Giving Compass' Take:

· The Mitchell Foundation explains how Hurricane Harvey showed the devastation that can come from natural disasters and why we need to better prepare for these events as climate change continues to pose great risks.

· How has Hurricane Harvey affected the way America responds to natural disasters and disaster relief? What concerns did it raise about disaster preparedness and relief efforts?  

· Here's more on this topic and ways to respond to disasters after Hurricane Harvey.

The phrase “after Harvey” dominates Houston’s vocabulary. Can we live in this house after Harvey? Will businesses still relocate here after Harvey?

Nearly 20 months after one of the most expensive disasters in U.S. history, much has changed. In 2018, City Council passed regulations requiring new construction to be elevated 2 feet above the 500-year flood plain, a move that, along with the push to update building codes across Texas, should protect more property. Harris County voters also resoundingly approved a $2.5 billion bond referendum to fund 230 new flood mitigation projects.

That’s important progress. But, despite our new reality, we have not started moving past the retroactive scrambling of recovery and toward the deliberate planning of resilience.
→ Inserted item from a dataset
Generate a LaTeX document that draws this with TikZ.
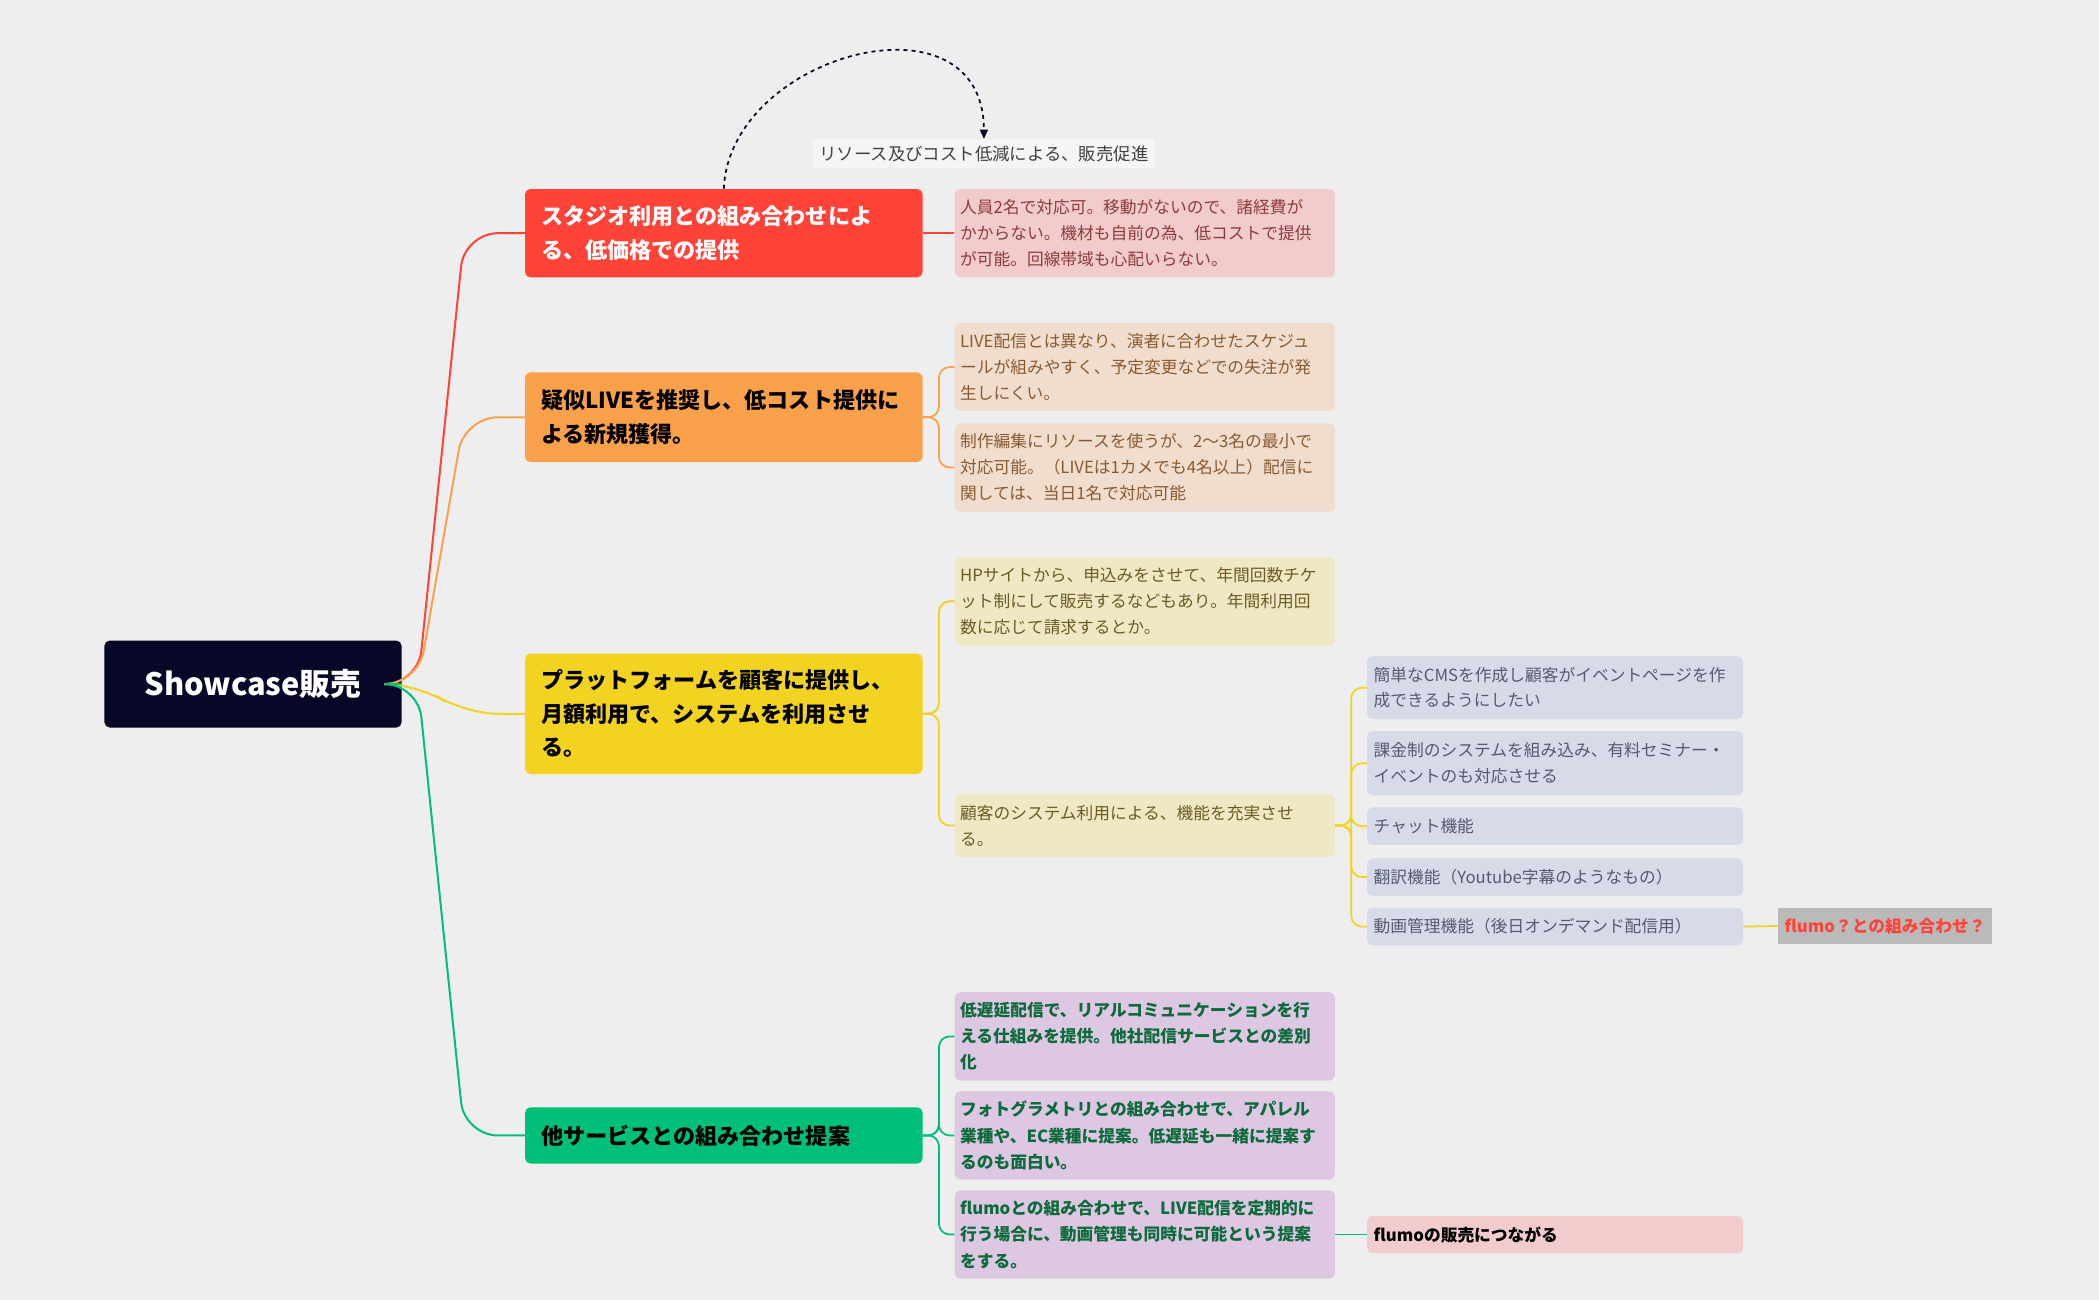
\documentclass[tikz,border=0pt]{standalone}
\usepackage{fontspec}
\setmainfont{Noto Sans CJK JP}
\usetikzlibrary{calc,arrows.meta}
\definecolor{bg}{HTML}{EEEEEE}
\definecolor{cred}{HTML}{FF4338}
\definecolor{corg}{HTML}{F8A04A}
\definecolor{cyel}{HTML}{F2D321}
\definecolor{cgrn}{HTML}{00BF78}
\definecolor{croot}{HTML}{070728}
\definecolor{lred}{HTML}{F2CCCC}
\definecolor{lorg}{HTML}{F1DDCE}
\definecolor{lyel}{HTML}{F0E8C4}
\definecolor{lpur}{HTML}{DEC7E2}
\definecolor{lblu}{HTML}{D7DAE8}
\definecolor{tred}{HTML}{8E3B3B}
\definecolor{torg}{HTML}{8A5A30}
\definecolor{tyel}{HTML}{6B5C25}
\definecolor{tblu}{HTML}{555A70}
\definecolor{tgrn}{HTML}{0B6B3A}
\tikzset{
 l1/.style={anchor=north west,fill=#1,rounded corners=4,minimum width=297pt,text width=273pt,inner sep=8pt,align=left,font=\fontsize{16.5}{25}\selectfont\bfseries},
 leaf/.style={anchor=north west,fill=#1,rounded corners=4,minimum width=284pt,text width=276pt,inner sep=4pt,align=left,font=\fontsize{12.5}{19.5}\selectfont},
 sub/.style={anchor=north west,fill=lblu,rounded corners=4,minimum width=281pt,text width=271pt,inner sep=5pt,align=left,font=\fontsize{12.5}{19}\selectfont,text=tblu},
 br/.style={line width=1.3pt,rounded corners=8},
}
\begin{document}
\begin{tikzpicture}[x=1pt,y=-1pt]
\fill[bg] (0,0) rectangle (1568,971);
\useasboundingbox (0,0) rectangle (1568,971);
\node[fill=croot,rounded corners=4,minimum width=222pt,minimum height=65pt,text=white,font=\fontsize{23}{28}\selectfont\bfseries] (root) at (189,511) {Showcase販売};
\node[l1=cred,minimum height=66pt,text=white] (A) at (392,141) {スタジオ利用との組み合わせによ\\る、低価格での提供};
\node[l1=corg,minimum height=67pt,text=black] (B) at (392,278) {疑似LIVEを推奨し、低コスト提供に\\よる新規獲得。};
\node[l1=cyel,minimum height=90pt,text=black] (C) at (392,488) {プラットフォームを顧客に提供し、\\月額利用で、システムを利用させ\\る。};
\node[l1=cgrn,minimum height=42pt,text=black] (D) at (392,827) {他サービスとの組み合わせ提案};
\node[fill=bg!60!white,rounded corners=3,inner sep=5pt,font=\fontsize{13}{16}\selectfont,text=black!75] (lab) at (735,115) {リソース及びコスト低減による、販売促進};
\draw[dashed,line width=1.3pt,croot,-{Triangle[length=7pt,width=6pt]}] (A.north) .. controls (545,40) and (735,-10) .. (lab.north);
\foreach \n/\c in {A/cred,B/corg,C/cyel,D/cgrn}
  \draw[\c,line width=1.5pt,rounded corners=25] (root.east) -- ++(12,0) -- ($(\n.west)+(-45,0)$) -- (\n.west);
% leaves
\node[leaf=lred,minimum height=66pt,text=tred] (a1) at (713,141) {人員2名で対応可。移動がないので、諸経費が\\かからない。機材も自前の為、低コストで提供\\が可能。回線帯域も心配いらない。};
\node[leaf=lorg,minimum height=66pt,text=torg] (b1) at (713,241) {LIVE配信とは異なり、演者に合わせたスケジュ\\ールが組みやすく、予定変更などでの失注が発\\生しにくい。};
\node[leaf=lorg,minimum height=66pt,text=torg] (b2) at (713,316) {制作編集にリソースを使うが、2～3名の最小で\\対応可能。（LIVEは1カメでも4名以上）配信に\\関しては、当日1名で対応可能};
\node[leaf=lyel,minimum height=66pt,text=tyel] (c1) at (713,416) {HPサイトから、申込みをさせて、年間回数チケ\\ット制にして販売するなどもあり。年間利用回\\数に応じて請求するとか。};
\node[leaf=lyel,minimum height=47pt,text=tyel] (c2) at (713,593) {顧客のシステム利用による、機能を充実させ\\る。};
\node[leaf=lpur,minimum height=66pt,text=tgrn,font=\fontsize{12.5}{19.5}\selectfont\bfseries] (d1) at (713,741) {低遅延配信で、リアルコミュニケーションを行\\える仕組みを提供。他社配信サービスとの差別\\化};
\node[leaf=lpur,minimum height=66pt,text=tgrn,font=\fontsize{12.5}{19.5}\selectfont\bfseries] (d2) at (713,815) {フォトグラメトリとの組み合わせで、アパレル\\業種や、EC業種に提案。低遅延も一緒に提案す\\るのも面白い。};
\node[leaf=lpur,minimum height=66pt,text=tgrn,font=\fontsize{12.5}{19.5}\selectfont\bfseries] (d3) at (713,889) {flumoとの組み合わせで、LIVE配信を定期的に\\行う場合に、動画管理も同時に可能という提案\\をする。};
% sub leaves
\node[sub,minimum height=47pt] (s1) at (1021,490) {簡単なCMSを作成し顧客がイベントページを作\\成できるようにしたい};
\node[sub,minimum height=48pt] (s2) at (1021,546) {課金制のシステムを組み込み、有料セミナー・\\イベントのも対応させる};
\node[sub,minimum height=28pt] (s3) at (1021,603) {チャット機能};
\node[sub,minimum height=28pt] (s4) at (1021,641) {翻訳機能（Youtube字幕のようなもの）};
\node[sub,minimum height=28pt] (s5) at (1021,678) {動画管理機能（後日オンデマンド配信用）};
\node[sub,fill=lred,text=black,minimum height=28pt,font=\fontsize{12.5}{19}\selectfont\bfseries] (e1) at (1021,908) {flumoの販売につながる};
\node[anchor=north west,fill=black!27,minimum width=160pt,minimum height=27pt,inner sep=3pt,text=cred,font=\fontsize{12.5}{16}\selectfont\bfseries] (tag) at (1328,678) {flumo？との組み合わせ？};
% branch connectors
\draw[br,cred] (A.east) -- (a1.west);
\foreach \t in {b1,b2} \draw[br,corg] (B.east) -- ++(12,0) |- (\t.west);
\foreach \t in {c1,c2} \draw[br,cyel] (C.east) -- ++(12,0) |- (c1.west);
\draw[br,cyel] (C.east) -- ++(12,0) |- (c2.west);
\foreach \t in {d1,d2,d3} \draw[br,cgrn] (D.east) -- ++(12,0) |- (\t.west);
\foreach \t in {s1,s2,s3,s4,s5} \draw[br,cyel] (c2.east) -- ++(12,0) |- (\t.west);
\draw[br,cgrn] (d3.east) -- (e1.west);
\draw[br,cyel] (s5.east) -- (tag.west);
\end{tikzpicture}
\end{document}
That distinction is more than just a play on buzzwords. For all the damage Harvey brought, it also has given our region money and urgency it wouldn’t have had otherwise to prepare for the dangerous changes to our climate expected this century. We must take advantage of both. While flood recovery and mitigation will always be essential in Houston, we must also develop smart, comprehensive policies that address the many other climate-related threats.